Boy shirts aren't too difficult. There are basically only two varieties: the kind you pull over his head (if he's tall, remember to do this while you're still sitting on the couch) or the kind you unbutton. If he's wearing a button down, let him take your shirt off first. Then, reach up and sweetly work on his first couple of buttons. Look up at him from under your lashes, let him get a good look at the cups of your bra doing their good work, and he'll hurry the process up, either working on the buttons from below, or sacrificing the buttons entirely and forcing the shirt off one way or the other. Make sure that you let the shirt fall where you are, still outside the bedroom. The trail of clothing is of the utmost importance: more on this later.

He'll be pretty anxious to get your bra off at this point, but don't let him. The next part can be tricky, and girls, you definitely want the upper hand.

Boy belts can be hell, and I've found it's one of many tasks best performed on one's knees. There are many reasons for this, the least of which is the view he'll get, which will make him excited and get him thinking of other things you might be doing while you're down there. But you're also giving yourself the best angle to work at, and a good overview of the obstacle. Now, as the girl, you realize it's your job to be slow and teasing and his job to be crazed and efficient (without much emphasis on the efficient). A finger in the waist band of his jeans is a good way to start. If you discover something in there you don't like (say, panties that are prettier than yours) you can hit the brakes and kick him out only half naked. This is all the encouragement he really needs. He'll be unbuckling that belt faster than if his pants were on fire. Actually, as far as he's concerned, his pants pretty much are on fire. Stop him there, though. Leave the button and the fly for yourself. Say hello. Acquaint yourself, but only briefly, before standing back up, but don't be afraid to leave a little lipstick behind.

Now that you have access through the front of his pants, he now has plenty of motivation to make your bra melt right off you. Let him get the zipper of your skirt or the button of your pants, which will be done in a fumbly fashion if you're doing your job right and being a good host to the friend you made when you were on your knees. Stop before you enter the bedroom, and each shed your own bottoms. This is important because you'll want to take the opportunity to also take off your socks, because lord knows there is no graceful or sexy way for someone else to do this for you. Socks can be a real turn-off. The only exception to this rule is if you're wearing thigh-highs. Those you can leave on.

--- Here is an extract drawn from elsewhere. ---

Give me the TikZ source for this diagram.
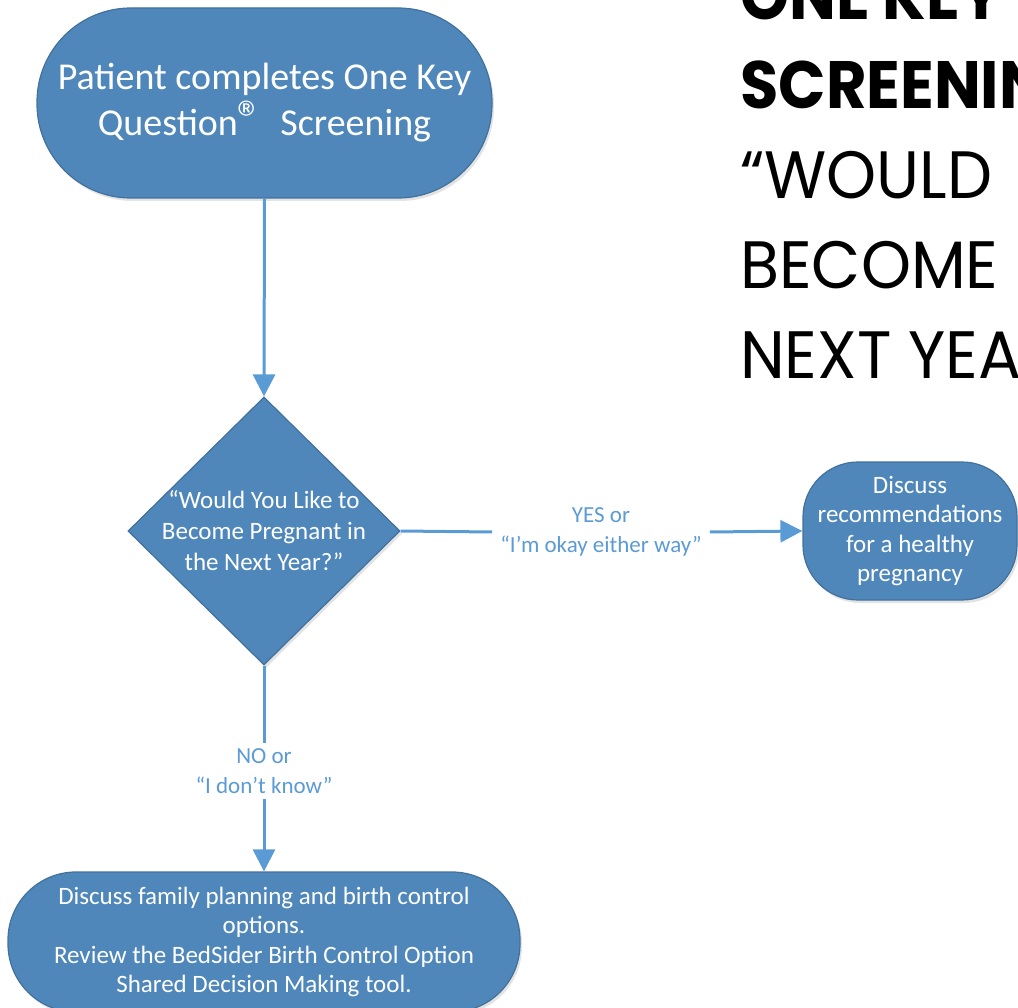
\documentclass[tikz,border=0pt]{standalone}
\usepackage{fontspec}
\setmainfont{Carlito}
\newfontfamily\titlefont[FakeStretch=0.95]{Poppins}
\newfontfamily\titleboldfont[FakeStretch=0.93]{Poppins}
\usetikzlibrary{shapes.geometric,arrows.meta,shadows}
\definecolor{boxblue}{HTML}{4F87BB}
\definecolor{boxedge}{HTML}{41719C}
\definecolor{linkblue}{HTML}{5B9BD5}
\begin{document}
\begin{tikzpicture}[x=1pt,y=-1pt,
  shade/.style={drop shadow={shadow xshift=2pt,shadow yshift=-3pt,opacity=0.18,fill=black!60}},
  box/.style={draw=boxedge, line width=1.2pt, fill=boxblue, text=white, align=center,
    inner sep=0pt, font=\fontsize{25}{29.5}\selectfont, shade},
  dia/.style={diamond, draw=boxedge, line width=1.2pt, fill=boxblue, inner sep=0pt, shade},
  qtext/.style={text=white, align=center, inner sep=0pt, font=\fontsize{25}{31}\selectfont},
  lbl/.style={text=linkblue, align=center, inner xsep=8pt, inner ysep=5pt, font=\fontsize{23}{30}\selectfont},
  link/.style={draw=linkblue, line width=3pt},
  arr/.style={link, -{Triangle[length=22pt,width=22pt]}},
  ttl/.style={anchor=base west, inner sep=0pt, font=\titlefont\fontsize{67}{80}\selectfont},
  ttlb/.style={anchor=base west, inner sep=0pt, font=\titleboldfont\bfseries\fontsize{67}{80}\selectfont}]
\useasboundingbox (0,0) rectangle (1018,1008);
\clip (0,0) rectangle (1018,1008);

% title
\node[ttlb] (t1) at (740,20) {ONE KEY};
\node[ttlb] (t2) at (740,109) {SCREENING};
\node[ttl] (t3) at (740,199) {“WOULD};
\node[ttl] (t4) at (740,289) {BECOME};
\node[ttl] (t5) at (740,379) {NEXT YEAR};

% nodes
\node[box, minimum width=455pt, minimum height=190pt, rounded corners=94pt,
      font=\fontsize{38}{46}\selectfont] (start) at (264.5,103)
  {Patient completes One Key\\Question{\fontsize{50}{50}\selectfont ®}\ \ Screening};
\node[dia, minimum width=272pt, minimum height=268pt] (q) at (264,531) {};
\node[qtext] (qt) at (q.center) {“Would You Like to\\Become Pregnant in\\the Next Year?”};
\node[box, minimum width=214pt, minimum height=138pt, rounded corners=55pt] (rec) at (910,531)
  {Discuss\\recommendations\\for a healthy\\pregnancy};
\node[box, minimum width=512pt, minimum height=140pt, rounded corners=68pt] (fam) at (264,942)
  {Discuss family planning and birth control\\options.\\Review the BedSider Birth Control Option\\Shared Decision Making tool.};

% labels
\node[lbl] (yes) at (601,532) {YES or\\“I’m okay either way”};
\node[lbl] (no) at (264,771) {NO or\\“I don’t know”};

% connectors
\draw[arr] (start.south) -- (q.north);
\draw[link] (q.east) -- (yes.west);
\draw[arr] (yes.east) -- (rec.west);
\draw[link] (q.south) -- (no.north);
\draw[arr] (no.south) -- (fam.north);
\end{tikzpicture}
\end{document}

You should both still be wearing underwear when you get to the bed, but his should come off before getting in. If he's a little shy though, you can take them off for him once he's in, just be sure to throw them onto the floor, out of reach. Yours should always be left for last, because taking them off will leave him in a very opportunistic position for how you'll want things to go from there. A little upward tilt of the hips is a helpful way to let him know what's on the menu.

And the genius of it is, when it's all over, he'll have to get out of the bed to get his boxers. If he's not making the move quickly enough, just start hogging the sheets, he'll catch a draft and be inspired to find his underpants soon enough. And cleverly, retrieving the rest of his clothes leads him pretty much right up to the front door, where you first threw his shirt. At this point, it's easy to hand him his shoes as you open the door. While he's doing the hopping-on-one-leg-tying-his-laces thing, pat his bum, kiss his cheek and give him a rousing "Thanks, that was fun!"

Close and lock the door.
Flush condom.
Have a scoop of Ben & Jerry's.

And that's how a good girl has bad girl sex.